◆ **Exercise task**
Write out the material exactly, with the pictures left out.

◆ **Supplied data**
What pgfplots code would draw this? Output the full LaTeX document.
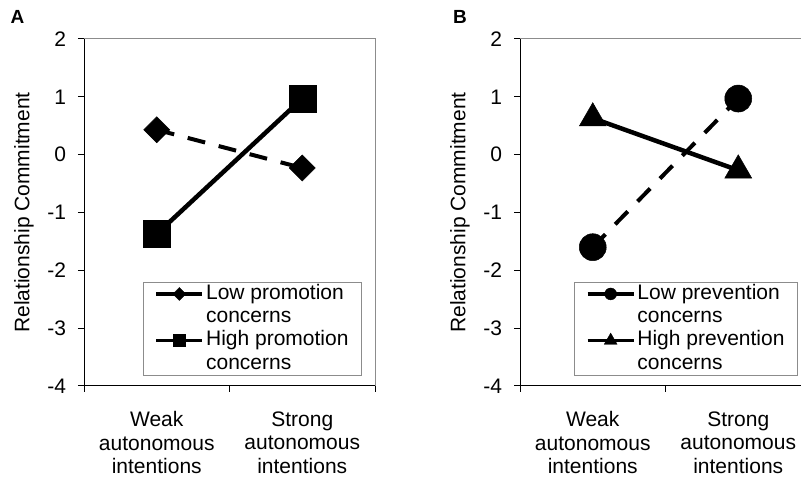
\documentclass[border=0pt]{standalone}
\usepackage{fontspec}
\setmainfont{Liberation Sans}
\usepackage{pgfplots}
\pgfplotsset{compat=1.18}
\definecolor{framegray}{RGB}{140,140,140}
\newcommand{\chartfont}{\fontsize{21bp}{23.5bp}\selectfont}
\pgfplotsset{
  panel/.style={
    scale only axis, width=291bp, height=347bp,
    xmin=0, xmax=2, ymin=-4, ymax=2,
    ytick={-4,-3,-2,-1,0,1,2},
    xtick={0,1,2}, xticklabels={},
    extra x ticks={0.5,1.5},
    extra x tick style={major tick length=0pt, tick label style={align=center, font=\chartfont, yshift=-22bp}},
    xtick pos=bottom, ytick pos=left,
    tick align=outside, major tick length=6bp,
    tick style={black, line width=1bp},
    axis line style={framegray, line width=1bp},
    /pgf/number format/assume math mode=true,
    yticklabel style={font=\chartfont, xshift=-8.5bp},
    every axis y label/.style={at={(rel axis cs:0,0.5)}, anchor=center, xshift=-60bp, rotate=90, font=\chartfont},
    legend style={at={(rel axis cs:1,0)}, anchor=south east, xshift=-13bp, yshift=10bp,
      draw=framegray, line width=1bp, fill=white, font=\chartfont,
      inner xsep=11bp, inner ysep=0bp, row sep=0pt,
      nodes={inner xsep=2bp, inner ysep=2bp, text height=15bp, text depth=4.3bp},
      /tikz/every even column/.append style={column sep=0pt}},
    legend cell align=left,
    legend image code/.code={\draw[mark repeat=2,mark phase=2,#1] plot coordinates {(0bp,0bp) (23bp,0bp) (46bp,0bp)};},
  }
}
\begin{document}
\begin{tikzpicture}[x=1bp,y=1bp]
\path[use as bounding box] (0,0) rectangle (801,478);
\node[font=\fontsize{19bp}{20bp}\selectfont\bfseries] at (17.5,461.5) {A};
\node[font=\fontsize{19bp}{20bp}\selectfont\bfseries] at (460,461.5) {B};
\begin{axis}[panel, at={(84bp,92bp)}, anchor=south west,
  extra x tick labels={{Weak\\autonomous\\intentions},{Strong\\autonomous\\intentions}},
  ylabel={Relationship Commitment}]
\addplot[black, line width=4bp, dash pattern=on 18bp off 14bp, mark=square*, mark size=9.2bp, mark options={solid, rotate=45, line width=0.5bp}, forget plot] coordinates {(0.5,0.43) (1.5,-0.23)};
\addplot[black, line width=4.5bp, mark=square*, mark size=13.5bp, mark options={solid, line width=0.5bp}, forget plot] coordinates {(0.5,-1.37) (1.5,0.97)};
\draw[black, line width=1.2bp] (rel axis cs:0,1) -- (rel axis cs:0,0) -- (rel axis cs:1,0);
\addlegendimage{black, line width=3.5bp, solid, mark=square*, mark size=4.6bp, mark options={rotate=45, line width=0.3bp}}
\addlegendentry{Low promotion}
\addlegendimage{empty legend}
\addlegendentry{concerns}
\addlegendimage{black, line width=3.5bp, solid, mark=square*, mark size=6bp, mark options={line width=0.3bp}}
\addlegendentry{High promotion}
\addlegendimage{empty legend}
\addlegendentry{concerns}
\end{axis}
\begin{axis}[panel, at={(520bp,92bp)}, anchor=south west,
  extra x tick labels={{Weak\\autonomous\\intentions},{Strong\\autonomous\\intentions}},
  ylabel={Relationship Commitment}]
\addplot[black, line width=4bp, dash pattern=on 18bp off 14bp, mark=*, mark size=13.5bp, mark options={solid, line width=0.5bp}, forget plot] coordinates {(0.5,-1.6) (1.5,0.97)};
\addplot[black, line width=4.5bp, mark=triangle*, mark size=15.5bp, mark options={solid, line width=0.5bp}, forget plot] coordinates {(0.5,0.63) (1.5,-0.27)};
\draw[black, line width=1.2bp] (rel axis cs:0,1) -- (rel axis cs:0,0) -- (rel axis cs:1,0);
\addlegendimage{black, line width=3.5bp, solid, mark=*, mark size=6bp, mark options={line width=0.3bp}}
\addlegendentry{Low prevention}
\addlegendimage{empty legend}
\addlegendentry{concerns}
\addlegendimage{black, line width=3.5bp, solid, mark=triangle*, mark size=7.5bp, mark options={line width=0.3bp}}
\addlegendentry{High prevention}
\addlegendimage{empty legend}
\addlegendentry{concerns}
\end{axis}
\end{tikzpicture}
\end{document}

◆ **Task output**
What pgfplots code would draw this? Output the full LaTeX document.
\documentclass[border=0pt]{standalone}
\usepackage{fontspec}
\setmainfont{Liberation Sans}
\usepackage{pgfplots}
\pgfplotsset{compat=1.18}
\definecolor{framegray}{RGB}{140,140,140}
\newcommand{\chartfont}{\fontsize{21bp}{23.5bp}\selectfont}
\pgfplotsset{
  panel/.style={
    scale only axis, width=291bp, height=347bp,
    xmin=0, xmax=2, ymin=-4, ymax=2,
    ytick={-4,-3,-2,-1,0,1,2},
    xtick={0,1,2}, xticklabels={},
    extra x ticks={0.5,1.5},
    extra x tick style={major tick length=0pt, tick label style={align=center, font=\chartfont, yshift=-22bp}},
    xtick pos=bottom, ytick pos=left,
    tick align=outside, major tick length=6bp,
    tick style={black, line width=1bp},
    axis line style={framegray, line width=1bp},
    /pgf/number format/assume math mode=true,
    yticklabel style={font=\chartfont, xshift=-8.5bp},
    every axis y label/.style={at={(rel axis cs:0,0.5)}, anchor=center, xshift=-60bp, rotate=90, font=\chartfont},
    legend style={at={(rel axis cs:1,0)}, anchor=south east, xshift=-13bp, yshift=10bp,
      draw=framegray, line width=1bp, fill=white, font=\chartfont,
      inner xsep=11bp, inner ysep=0bp, row sep=0pt,
      nodes={inner xsep=2bp, inner ysep=2bp, text height=15bp, text depth=4.3bp},
      /tikz/every even column/.append style={column sep=0pt}},
    legend cell align=left,
    legend image code/.code={\draw[mark repeat=2,mark phase=2,#1] plot coordinates {(0bp,0bp) (23bp,0bp) (46bp,0bp)};},
  }
}
\begin{document}
\begin{tikzpicture}[x=1bp,y=1bp]
\path[use as bounding box] (0,0) rectangle (801,478);
\node[font=\fontsize{19bp}{20bp}\selectfont\bfseries] at (17.5,461.5) {A};
\node[font=\fontsize{19bp}{20bp}\selectfont\bfseries] at (460,461.5) {B};
\begin{axis}[panel, at={(84bp,92bp)}, anchor=south west,
  extra x tick labels={{Weak\\autonomous\\intentions},{Strong\\autonomous\\intentions}},
  ylabel={Relationship Commitment}]
\addplot[black, line width=4bp, dash pattern=on 18bp off 14bp, mark=square*, mark size=9.2bp, mark options={solid, rotate=45, line width=0.5bp}, forget plot] coordinates {(0.5,0.43) (1.5,-0.23)};
\addplot[black, line width=4.5bp, mark=square*, mark size=13.5bp, mark options={solid, line width=0.5bp}, forget plot] coordinates {(0.5,-1.37) (1.5,0.97)};
\draw[black, line width=1.2bp] (rel axis cs:0,1) -- (rel axis cs:0,0) -- (rel axis cs:1,0);
\addlegendimage{black, line width=3.5bp, solid, mark=square*, mark size=4.6bp, mark options={rotate=45, line width=0.3bp}}
\addlegendentry{Low promotion}
\addlegendimage{empty legend}
\addlegendentry{concerns}
\addlegendimage{black, line width=3.5bp, solid, mark=square*, mark size=6bp, mark options={line width=0.3bp}}
\addlegendentry{High promotion}
\addlegendimage{empty legend}
\addlegendentry{concerns}
\end{axis}
\begin{axis}[panel, at={(520bp,92bp)}, anchor=south west,
  extra x tick labels={{Weak\\autonomous\\intentions},{Strong\\autonomous\\intentions}},
  ylabel={Relationship Commitment}]
\addplot[black, line width=4bp, dash pattern=on 18bp off 14bp, mark=*, mark size=13.5bp, mark options={solid, line width=0.5bp}, forget plot] coordinates {(0.5,-1.6) (1.5,0.97)};
\addplot[black, line width=4.5bp, mark=triangle*, mark size=15.5bp, mark options={solid, line width=0.5bp}, forget plot] coordinates {(0.5,0.63) (1.5,-0.27)};
\draw[black, line width=1.2bp] (rel axis cs:0,1) -- (rel axis cs:0,0) -- (rel axis cs:1,0);
\addlegendimage{black, line width=3.5bp, solid, mark=*, mark size=6bp, mark options={line width=0.3bp}}
\addlegendentry{Low prevention}
\addlegendimage{empty legend}
\addlegendentry{concerns}
\addlegendimage{black, line width=3.5bp, solid, mark=triangle*, mark size=7.5bp, mark options={line width=0.3bp}}
\addlegendentry{High prevention}
\addlegendimage{empty legend}
\addlegendentry{concerns}
\end{axis}
\end{tikzpicture}
\end{document}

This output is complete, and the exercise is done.